• **WRITTEN EXERCISE**
Work out the number of lines with "this" in them. Reply with that number and no other words.

↓↓↓

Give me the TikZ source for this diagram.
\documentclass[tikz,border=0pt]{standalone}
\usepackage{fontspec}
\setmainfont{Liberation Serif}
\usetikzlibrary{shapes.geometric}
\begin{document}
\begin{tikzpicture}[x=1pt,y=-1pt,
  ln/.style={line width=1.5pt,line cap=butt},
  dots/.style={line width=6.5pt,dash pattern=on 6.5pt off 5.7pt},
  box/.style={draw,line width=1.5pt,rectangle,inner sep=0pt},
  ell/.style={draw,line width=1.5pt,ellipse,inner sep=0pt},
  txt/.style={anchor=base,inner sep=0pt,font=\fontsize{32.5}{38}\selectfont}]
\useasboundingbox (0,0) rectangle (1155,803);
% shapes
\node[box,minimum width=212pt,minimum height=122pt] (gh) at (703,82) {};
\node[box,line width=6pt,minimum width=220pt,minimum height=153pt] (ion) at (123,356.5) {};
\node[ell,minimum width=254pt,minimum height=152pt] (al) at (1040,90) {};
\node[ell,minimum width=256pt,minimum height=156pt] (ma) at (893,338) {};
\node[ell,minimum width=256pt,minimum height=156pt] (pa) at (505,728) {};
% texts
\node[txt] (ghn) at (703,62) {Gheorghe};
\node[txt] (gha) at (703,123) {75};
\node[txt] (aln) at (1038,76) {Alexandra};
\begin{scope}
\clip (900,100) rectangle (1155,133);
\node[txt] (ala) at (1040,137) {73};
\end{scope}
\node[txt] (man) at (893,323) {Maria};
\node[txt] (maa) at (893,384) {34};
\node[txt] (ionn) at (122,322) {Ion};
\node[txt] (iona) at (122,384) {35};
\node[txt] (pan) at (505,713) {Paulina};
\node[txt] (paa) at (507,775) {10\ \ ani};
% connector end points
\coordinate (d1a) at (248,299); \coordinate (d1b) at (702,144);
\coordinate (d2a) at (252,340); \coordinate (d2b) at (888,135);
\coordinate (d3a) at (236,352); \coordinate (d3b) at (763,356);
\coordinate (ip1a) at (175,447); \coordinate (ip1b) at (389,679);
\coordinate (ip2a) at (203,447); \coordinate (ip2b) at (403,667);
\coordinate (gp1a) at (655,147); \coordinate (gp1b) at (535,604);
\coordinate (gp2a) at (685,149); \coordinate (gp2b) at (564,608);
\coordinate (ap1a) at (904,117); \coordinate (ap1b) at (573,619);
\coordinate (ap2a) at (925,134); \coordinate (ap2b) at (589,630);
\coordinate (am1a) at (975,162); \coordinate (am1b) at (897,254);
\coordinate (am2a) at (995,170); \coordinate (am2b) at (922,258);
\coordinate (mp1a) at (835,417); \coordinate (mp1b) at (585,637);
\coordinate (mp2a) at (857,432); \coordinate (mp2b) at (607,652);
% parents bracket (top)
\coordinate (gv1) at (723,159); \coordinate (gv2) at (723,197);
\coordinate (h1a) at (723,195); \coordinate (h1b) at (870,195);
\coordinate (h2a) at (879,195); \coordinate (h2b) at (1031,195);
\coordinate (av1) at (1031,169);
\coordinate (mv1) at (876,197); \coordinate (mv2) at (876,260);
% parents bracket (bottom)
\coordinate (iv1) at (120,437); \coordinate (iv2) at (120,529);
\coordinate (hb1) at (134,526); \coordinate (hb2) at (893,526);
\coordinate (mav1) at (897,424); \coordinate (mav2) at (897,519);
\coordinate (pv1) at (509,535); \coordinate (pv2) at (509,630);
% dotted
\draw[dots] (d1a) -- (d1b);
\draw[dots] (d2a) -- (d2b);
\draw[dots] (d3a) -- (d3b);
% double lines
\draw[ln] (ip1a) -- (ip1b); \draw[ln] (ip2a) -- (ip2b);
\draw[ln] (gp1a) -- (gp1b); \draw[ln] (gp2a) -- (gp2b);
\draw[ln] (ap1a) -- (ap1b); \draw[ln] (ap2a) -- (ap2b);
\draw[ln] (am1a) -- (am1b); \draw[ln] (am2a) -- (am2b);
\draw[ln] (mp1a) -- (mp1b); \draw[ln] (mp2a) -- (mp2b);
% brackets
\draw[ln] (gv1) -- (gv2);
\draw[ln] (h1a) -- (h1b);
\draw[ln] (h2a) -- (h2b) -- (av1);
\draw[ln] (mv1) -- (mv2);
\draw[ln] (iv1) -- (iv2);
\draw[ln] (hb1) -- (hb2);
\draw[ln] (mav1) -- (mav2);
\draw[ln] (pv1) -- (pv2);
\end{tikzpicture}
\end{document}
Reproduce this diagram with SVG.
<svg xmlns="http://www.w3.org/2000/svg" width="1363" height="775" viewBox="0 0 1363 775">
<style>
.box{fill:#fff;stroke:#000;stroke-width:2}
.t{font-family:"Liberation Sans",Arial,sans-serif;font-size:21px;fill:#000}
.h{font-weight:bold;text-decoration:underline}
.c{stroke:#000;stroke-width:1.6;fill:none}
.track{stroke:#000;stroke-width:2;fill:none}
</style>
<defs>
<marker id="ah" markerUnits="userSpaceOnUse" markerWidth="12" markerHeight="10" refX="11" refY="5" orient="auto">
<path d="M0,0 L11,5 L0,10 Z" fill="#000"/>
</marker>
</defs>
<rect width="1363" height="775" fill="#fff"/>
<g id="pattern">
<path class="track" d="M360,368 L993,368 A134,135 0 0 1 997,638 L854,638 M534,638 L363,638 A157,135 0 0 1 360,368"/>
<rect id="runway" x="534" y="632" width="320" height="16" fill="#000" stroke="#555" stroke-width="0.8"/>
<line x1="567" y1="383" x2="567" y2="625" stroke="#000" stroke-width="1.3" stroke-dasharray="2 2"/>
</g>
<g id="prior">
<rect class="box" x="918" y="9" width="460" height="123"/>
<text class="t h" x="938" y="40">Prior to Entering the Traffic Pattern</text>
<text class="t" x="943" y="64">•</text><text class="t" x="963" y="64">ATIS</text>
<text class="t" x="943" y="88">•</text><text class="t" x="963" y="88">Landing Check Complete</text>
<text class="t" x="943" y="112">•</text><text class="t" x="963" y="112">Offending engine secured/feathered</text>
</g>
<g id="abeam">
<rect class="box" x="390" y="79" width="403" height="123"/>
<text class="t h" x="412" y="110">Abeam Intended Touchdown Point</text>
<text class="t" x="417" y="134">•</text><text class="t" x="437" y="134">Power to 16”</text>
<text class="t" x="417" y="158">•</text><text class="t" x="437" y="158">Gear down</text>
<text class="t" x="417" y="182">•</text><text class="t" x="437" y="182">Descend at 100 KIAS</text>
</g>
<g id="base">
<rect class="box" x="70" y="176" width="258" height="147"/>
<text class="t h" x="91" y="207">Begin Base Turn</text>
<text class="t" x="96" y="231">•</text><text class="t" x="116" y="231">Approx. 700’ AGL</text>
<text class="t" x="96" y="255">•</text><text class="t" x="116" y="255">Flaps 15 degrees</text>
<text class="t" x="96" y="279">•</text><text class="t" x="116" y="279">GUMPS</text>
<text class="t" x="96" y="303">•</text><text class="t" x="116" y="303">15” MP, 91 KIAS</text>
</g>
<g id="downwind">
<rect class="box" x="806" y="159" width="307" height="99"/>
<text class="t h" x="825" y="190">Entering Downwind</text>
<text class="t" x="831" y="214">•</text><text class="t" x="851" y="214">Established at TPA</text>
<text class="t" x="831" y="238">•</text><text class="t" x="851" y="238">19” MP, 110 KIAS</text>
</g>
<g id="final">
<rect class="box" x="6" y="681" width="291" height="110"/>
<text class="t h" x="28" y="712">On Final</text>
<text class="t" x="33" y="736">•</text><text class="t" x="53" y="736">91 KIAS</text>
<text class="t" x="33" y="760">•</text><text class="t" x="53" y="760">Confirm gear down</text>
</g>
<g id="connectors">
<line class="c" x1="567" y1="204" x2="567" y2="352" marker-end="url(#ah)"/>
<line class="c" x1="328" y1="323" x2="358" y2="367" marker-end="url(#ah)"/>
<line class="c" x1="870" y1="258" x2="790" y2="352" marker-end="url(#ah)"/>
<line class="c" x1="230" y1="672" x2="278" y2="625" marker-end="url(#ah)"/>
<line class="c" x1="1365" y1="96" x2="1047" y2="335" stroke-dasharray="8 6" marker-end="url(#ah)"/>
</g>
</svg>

↑↑↑

• **TASK SOLUTION**
2